El hecho de que no haya mar no significa que no habrá aguas o mares en la nueva creación. El mar simboliza el caos, el mal y todo lo que deforma y desfigura al mundo actual. La purificación del mundo del mal concuerda con Romanos 8:18-25, donde se nos dice que, en el presente, el mundo creado gime y está lleno de futilidad. Vemos esta futilidad y estos gemidos en los tornados, tsunamis, huracanes, terremotos, inundaciones y otros males naturales. El mundo que Dios creó era bueno (Gn 1:1-31), pero Romanos 8:18-25 nos enseña que, cuando Adán pecó, tanto la raza humana como el mundo creado fueron contaminados por el pecado. Por supuesto, no fue la creación misma la que pecó, pero el pecado de Adán tuvo repercusiones más allá de él. También afectó al mundo que se le había confiado para cultivar y cuidar. Cuando Adán cayó, el mundo cayó con él, y brotaron espinos y cardos (Gn 3:18). Sin embargo, en Romanos 8 vemos que la futilidad y la caída del mundo actual llegarán a su fin.
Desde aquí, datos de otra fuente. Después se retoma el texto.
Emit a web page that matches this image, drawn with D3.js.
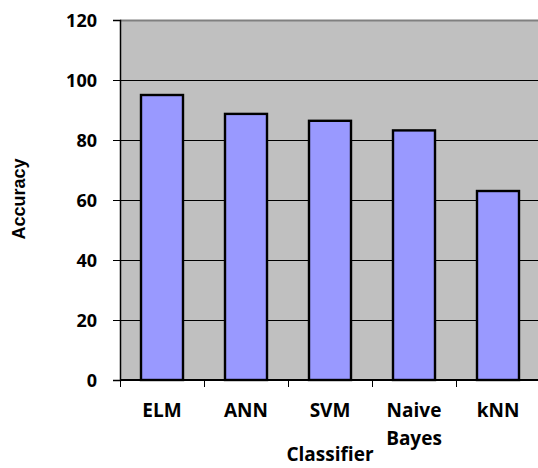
<!DOCTYPE html>
<html>
<head>
<meta charset="utf-8">
<script src="https://cdn.jsdelivr.net/npm/d3@7"></script>
<style>
  html, body { margin: 0; padding: 0; background: #fff; }
  svg { display: block; }
  text { font-family: "Open Sans", "DejaVu Sans", sans-serif; font-weight: bold; fill: #000; }
</style>
</head>
<body>
<svg id="chart" width="538" height="468"></svg>
<script>
// Classifier accuracy comparison
const categories = ["ELM", "ANN", "SVM", "Naive Bayes", "kNN"];
const accuracy = [95.0, 88.7, 86.4, 83.2, 63.0];
const yTicks = [0, 20, 40, 60, 80, 100, 120];

const svg = d3.select("#chart");
const plot = { left: 120, right: 540, top: 20, bottom: 380 };

const x = d3.scaleBand()
  .domain(categories)
  .range([plot.left, plot.right])
  .paddingInner(0.5)
  .paddingOuter(0.25);

const y = d3.scaleLinear()
  .domain([0, 120])
  .range([plot.bottom, plot.top]);

// plot background
svg.append("rect")
  .attr("x", plot.left).attr("y", plot.top)
  .attr("width", plot.right - plot.left)
  .attr("height", plot.bottom - plot.top)
  .attr("fill", "#c0c0c0");

// top border
svg.append("line")
  .attr("x1", plot.left).attr("x2", plot.right)
  .attr("y1", plot.top + 0.5).attr("y2", plot.top + 0.5)
  .attr("stroke", "#808080").attr("stroke-width", 2);

// horizontal gridlines
svg.append("g")
  .selectAll("line")
  .data(yTicks.filter(t => t > 0 && t < 120))
  .join("line")
  .attr("x1", plot.left).attr("x2", plot.right)
  .attr("y1", d => Math.round(y(d)) + 0.5)
  .attr("y2", d => Math.round(y(d)) + 0.5)
  .attr("stroke", "#000").attr("stroke-width", 1);

// bars
svg.append("g")
  .selectAll("rect")
  .data(categories)
  .join("rect")
  .attr("x", d => x(d))
  .attr("y", (d, i) => y(accuracy[i]))
  .attr("width", x.bandwidth())
  .attr("height", (d, i) => y(0) - y(accuracy[i]))
  .attr("fill", "#9999ff")
  .attr("stroke", "#000")
  .attr("stroke-width", 2.4);

// y axis
const yAxis = svg.append("g")
  .attr("transform", `translate(${plot.left},0)`)
  .call(d3.axisLeft(y).tickValues(yTicks).tickSize(7).tickPadding(16).tickFormat(d3.format("d")));
yAxis.select(".domain").attr("stroke", "#000").attr("stroke-width", 1.5);
yAxis.selectAll(".tick line").attr("stroke", "#000");
yAxis.selectAll("text").style("font-size", "18px").attr("dy", "0.35em");

// x axis with ticks at category boundaries
const xAxis = svg.append("g")
  .attr("transform", `translate(0,${plot.bottom})`);
xAxis.append("line")
  .attr("x1", plot.left).attr("x2", plot.right)
  .attr("y1", 0).attr("y2", 0)
  .attr("stroke", "#000").attr("stroke-width", 2);
const step = x.step();
xAxis.selectAll(".xtick")
  .data(categories)
  .join("line")
  .attr("class", "xtick")
  .attr("x1", d => Math.round(x(d) - step * 0.25) + 0.5)
  .attr("x2", d => Math.round(x(d) - step * 0.25) + 0.5)
  .attr("y1", 0).attr("y2", 7)
  .attr("stroke", "#000");

const labels = xAxis.selectAll(".xlabel")
  .data(categories)
  .join("text")
  .attr("class", "xlabel")
  .attr("text-anchor", "middle")
  .attr("x", d => x(d) + x.bandwidth() / 2)
  .attr("y", 37)
  .style("font-size", "19px");
labels.each(function(d) {
  const words = d.split(" ");
  d3.select(this).selectAll("tspan")
    .data(words)
    .join("tspan")
    .attr("x", x(d) + x.bandwidth() / 2)
    .attr("dy", (w, i) => i === 0 ? 0 : 28)
    .text(w => w);
});

// axis titles
svg.append("text")
  .attr("text-anchor", "middle")
  .attr("x", 330)
  .attr("y", 461)
  .style("font-size", "19px")
  .text("Classifier");

svg.append("text")
  .attr("text-anchor", "middle")
  .attr("transform", "translate(25,199) rotate(-90)")
  .style("font-family", "'Liberation Sans', Arial, sans-serif")
  .style("font-size", "18px")
  .text("Accuracy");
</script>
</body>
</html>
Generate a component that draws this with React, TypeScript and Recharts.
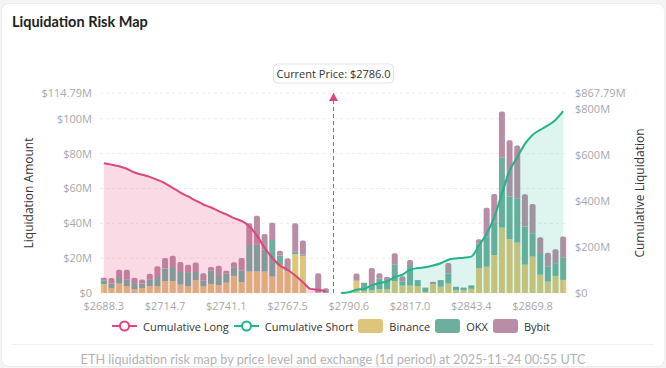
import { ComposedChart, Bar, Area, XAxis, YAxis, CartesianGrid, Legend, ReferenceLine } from 'recharts'

// price levels (bins), current price inserted between long and short sides
const prices = [
  '2688.3', '2691.6', '2694.9', '2698.2', '2701.5', '2704.8', '2708.1', '2711.4', '2714.7', '2718.0',
  '2721.3', '2724.6', '2727.9', '2731.2', '2734.5', '2737.8', '2741.1', '2744.4', '2747.7', '2751.0',
  '2754.3', '2757.6', '2760.9', '2764.2', '2767.5', '2770.8', '2774.1', '2777.4', '2780.7', '2784.0',
  '2786.0',
  '2787.3', '2790.6', '2793.9', '2797.2', '2800.5', '2803.8', '2807.1', '2810.4', '2813.7', '2817.0',
  '2820.3', '2823.6', '2826.9', '2830.2', '2833.5', '2836.8', '2840.1', '2843.4', '2846.7', '2850.0',
  '2853.3', '2856.6', '2859.9', '2863.2', '2866.5', '2869.8', '2873.1', '2876.4', '2879.7', '2883.0',
]
const currentPrice = '2786.0'

// liquidation amount per exchange, $M
const binance = [
  5.0, 2.9, 5.4, 4.0, 2.1, 2.9, 4.0, 3.8, 6.9, 6.9, 4.8, 3.8, 7.3, 3.8, 5.2, 4.6, 5.9, 9.8, 6.3, 12.3,
  12.3, 12.3, 9.4, 16.1, 12.5, 22.3, 21.3, 0, 0.3, 0,
  null,
  0, 0, 6.9, 1.2, 1.5, 2.1, 2.1, 6.9, 4.2, 4.2, 4.0, 0.6, 5.2, 3.6, 5.4, 1.6, 1.6, 2.4, 14.2, 15.1,
  21.8, 37.5, 30.9, 28.9, 16.3, 20.9, 10.5, 6.5, 9.8, 7.5,
]
const okx = [
  2.3, 2.5, 3.2, 3.6, 3.6, 2.5, 3.6, 5.4, 7.1, 8.0, 7.3, 8.2, 4.8, 3.4, 7.8, 5.7, 5.4, 5.0, 6.4, 15.3,
  15.7, 12.5, 21.0, 5.5, 1.8, 1.4, 0.6, 0, 1.0, 0.5,
  null,
  0, 0, 0.3, 4.7, 2.0, 6.3, 5.4, 9.6, 2.5, 11.9, 3.4, 2.5, 0, 3.8, 5.9, 2.0, 1.5, 2.0, 14.0, 17.2,
  19.1, 40.4, 24.5, 25.5, 21.8, 13.4, 11.9, 8.6, 7.3, 12.8,
]
const bybit = [
  1.5, 3.2, 4.8, 5.7, 3.1, 2.3, 3.4, 6.1, 6.1, 6.5, 5.7, 4.2, 5.4, 4.2, 1.9, 5.4, 1.5, 2.9, 7.4, 12.4,
  16.3, 9.0, 9.9, 2.6, 5.7, 16.3, 8.2, 0, 10.0, 2.2,
  null,
  0, 0, 4.0, 0, 10.9, 3.0, 1.7, 6.3, 2.9, 2.9, 0.1, 0, 1.3, 0, 5.9, 0, 0, 0, 2.7, 16.7,
  15.9, 26.3, 32.2, 30.3, 18.6, 16.8, 9.6, 8.0, 8.0, 12.1,
]

// cumulative liquidation, $M
const cumLong = [
  563, 557, 550, 539, 523, 513, 504, 491, 476, 456, 436, 419, 401, 384, 371, 355, 341, 325, 312, 290,
  249, 196, 153, 119, 101, 76, 47, 18, 14, 8,
]
const cumShort = [
  0, 3, 14, 18, 33, 43, 50, 69, 80, 101, 108, 112, 119, 129, 144, 150, 153, 158, 206, 257,
  329, 430, 531, 589, 647, 686, 708, 727, 751, 788.9,
]

const leftTicks = [0, 20, 40, 60, 80, 100, 114.79]
const rightTicks = [0, 200, 400, 600, 800, 867.79]

const longColor = '#e0457b'
const shortColor = '#22b38b'
const binanceColor = '#dec57b'
const okxColor = '#6fae9f'
const bybitColor = '#b98da6'

const shortStart = prices.length - cumShort.length

const data = prices.map((p, i) => ({
  price: p,
  binance: binance[i],
  okx: okx[i],
  bybit: bybit[i],
  cumLong: i < cumLong.length ? cumLong[i] : null,
  cumShort: i >= shortStart ? cumShort[i - shortStart] : null,
}))

const money = (v: number) => (v === 0 ? '$0' : `$${v}M`)

const legendItems = [
  { name: 'Cumulative Long', color: longColor, line: true },
  { name: 'Cumulative Short', color: shortColor, line: true },
  { name: 'Binance', color: binanceColor, line: false },
  { name: 'OKX', color: okxColor, line: false },
  { name: 'Bybit', color: bybitColor, line: false },
]

function LegendContent() {
  return (
    <div style={{ display: 'flex', justifyContent: 'center', alignItems: 'center', height: 22, fontSize: 11, color: '#333' }}>
      {legendItems.map((it) => (
        <div key={it.name} style={{ display: 'flex', alignItems: 'center', marginRight: 5 }}>
          {it.line ? (
            <svg width={25} height={14} style={{ marginRight: 6 }}>
              <line x1={0} y1={7} x2={25} y2={7} stroke={it.color} strokeWidth={2} />
              <circle cx={12.5} cy={7} r={4.5} fill="#fff" stroke={it.color} strokeWidth={2} />
            </svg>
          ) : (
            <div style={{ width: 25, height: 14, borderRadius: 3, background: it.color, marginRight: 6 }} />
          )}
          <span>{it.name}</span>
        </div>
      ))}
    </div>
  )
}

function CurrentPriceLabel(props: any) {
  const { x, y } = props.viewBox
  return (
    <g>
      <path d={`M${x},${y} l-4.5,8 l9,0 z`} fill={longColor} />
      <rect x={x - 60} y={y - 29} width={120} height={19} rx={4} fill="#fff" stroke="#e3e3e3" />
      <text x={x} y={y - 19.5} textAnchor="middle" dominantBaseline="central" fontSize={11} fill="#333">
        Current Price: ${currentPrice}
      </text>
    </g>
  )
}

export default function App() {
  const tick = { fontSize: 11, fill: '#a8a8a8' }
  return (
    <div style={{ position: 'fixed', left: 0, top: 0, width: 666, height: 368, background: '#f4f4f4', fontFamily: '"Open Sans", sans-serif' }}>
      <div style={{ position: 'absolute', left: 1, top: 3, width: 662, height: 362, background: '#fff', border: '1px solid #ececec', borderRadius: 8 }} />
      <div style={{ position: 'absolute', left: 12, top: 13, fontFamily: 'Lato, sans-serif', fontWeight: 700, fontSize: 14.5, color: '#222' }}>
        Liquidation Risk Map
      </div>
      <div style={{ position: 'absolute', left: 0, top: 0 }}>
        <ComposedChart width={666} height={337} data={data} margin={{ top: 93, right: 19, left: 20, bottom: 0 }} barCategoryGap="11%">
          <CartesianGrid yAxisId="left" vertical={false} stroke="#ececec" strokeDasharray="3 3" />
          <XAxis dataKey="price" interval={7} tickFormatter={(v) => `$${v}`} tick={tick} tickLine={false} axisLine={false} tickMargin={3} height={22} />
          <YAxis
            yAxisId="left"
            width={80}
            domain={[0, 114.79]}
            ticks={leftTicks}
            interval={0}
            tickFormatter={money}
            tick={tick}
            tickLine={false}
            axisLine={false}
            label={{ value: 'Liquidation Amount', angle: -90, position: 'insideLeft', offset: 9, style: { textAnchor: 'middle', fontSize: 12, fill: '#333' } }}
          />
          <YAxis
            yAxisId="right"
            orientation="right"
            width={80}
            domain={[0, 867.79]}
            ticks={rightTicks}
            interval={0}
            tickFormatter={money}
            tick={tick}
            tickLine={false}
            axisLine={false}
            label={{ value: 'Cumulative Liquidation', angle: -90, position: 'insideRight', offset: 7, style: { textAnchor: 'middle', fontSize: 12, fill: '#333' } }}
          />
          <Bar yAxisId="left" dataKey="binance" name="Binance" stackId="ex" fill={binanceColor} isAnimationActive={false} />
          <Bar yAxisId="left" dataKey="okx" name="OKX" stackId="ex" fill={okxColor} isAnimationActive={false} />
          <Bar yAxisId="left" dataKey="bybit" name="Bybit" stackId="ex" fill={bybitColor} radius={[2, 2, 0, 0]} isAnimationActive={false} />
          <Area
            yAxisId="right"
            type="monotone"
            dataKey="cumLong"
            name="Cumulative Long"
            stroke={longColor}
            strokeWidth={2}
            fill={longColor}
            fillOpacity={0.2}
            dot={false}
            activeDot={false}
            zIndex={350}
            isAnimationActive={false}
          />
          <Area
            yAxisId="right"
            type="monotone"
            dataKey="cumShort"
            name="Cumulative Short"
            stroke={shortColor}
            strokeWidth={2}
            fill={shortColor}
            fillOpacity={0.15}
            dot={false}
            activeDot={false}
            zIndex={350}
            isAnimationActive={false}
          />
          <ReferenceLine yAxisId="left" x={currentPrice} stroke={longColor} strokeDasharray="4 3" label={CurrentPriceLabel} />
          <Legend verticalAlign="bottom" height={22} content={LegendContent} />
        </ComposedChart>
      </div>
      <div style={{ position: 'absolute', left: 12, right: 12, top: 344, borderTop: '1px solid #f0f0f0' }} />
      <div style={{ position: 'absolute', left: 0, width: 666, top: 351, textAlign: 'center', fontFamily: 'Lato, sans-serif', fontSize: 12.7, color: '#b3b3b3' }}>
        ETH liquidation risk map by price level and exchange (1d period) at 2025-11-24 00:55 UTC
      </div>
    </div>
  )
}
Esperamos, por lo tanto, un mundo en el que Dios «enjugará toda lágrima de sus ojos, y ya no habrá muerte, ni habrá más duelo, ni clamor, ni dolor, porque las primeras cosas han pasado» (Ap 21:4). Isaías transmite la misma verdad: «El lobo y el cordero pastarán juntos, y el león, como el buey, comerá paja, y para la serpiente el polvo será su alimento. No harán mal ni dañarán en todo Mi santo monte» (Is 65:25). Juan expresa esta misma verdad simbólicamente en Apocalipsis: «Y ya no habrá más noche» (Ap 22:5). Todo lo que es malo y contaminante en este mundo desaparecerá. Habrá tanto discontinuidad como continuidad con el mundo actual. Seguiremos viviendo en un universo físico, pero será un mundo limpio y purificado de todo pecado. Algunos han interpretado que 2 Pedro 3:10-13 enseña que el mundo actual será aniquilado y quemado, y que entonces Dios creará un nuevo universo de la nada. Esta interpretación es ciertamente posible; sin embargo, es más probable que debamos entender que tal quema denota purificación en lugar de aniquilación, de modo que el mundo actual ha de ser purificado, limpiado y renovado. La renovación y purificación de la creación presente se alinean con el modelo que encontramos en la resurrección del cuerpo. Nuestros cuerpos actuales no son aniquilados, sino que se les concede una nueva vida en el día de la resurrección.
La nueva creación también se describe como la nueva Jerusalén que desciende del cielo (Ap 21:2). La ciudad celestial se describe como un templo (21:9-22:5) y como un cubo perfecto (21:16), al igual que el Lugar Santísimo del templo (1 R 6:20). La característica más maravillosa de la nueva creación es la presencia de Dios; el mundo entero será Su templo, Su morada. Disfrutaremos de un nuevo mundo físico limpio de todo pecado, y al considerar la belleza del mundo actual, el esplendor de lo que nos espera asombrará nuestra imaginación. Nos maravillaremos ante esta nueva creación. Sin embargo, el mayor regalo será Dios mismo. Él será nuestro Dios y estará con nosotros; veremos Su rostro (Ap 21:3; 22:4). Nuestra comunión con Dios y nuestro disfrute de Él superarán con creces nuestra experiencia en esta vida, y cantaremos con gozo por el mundo creado y por nuestro gran Dios trino: Padre, Hijo y Espíritu Santo.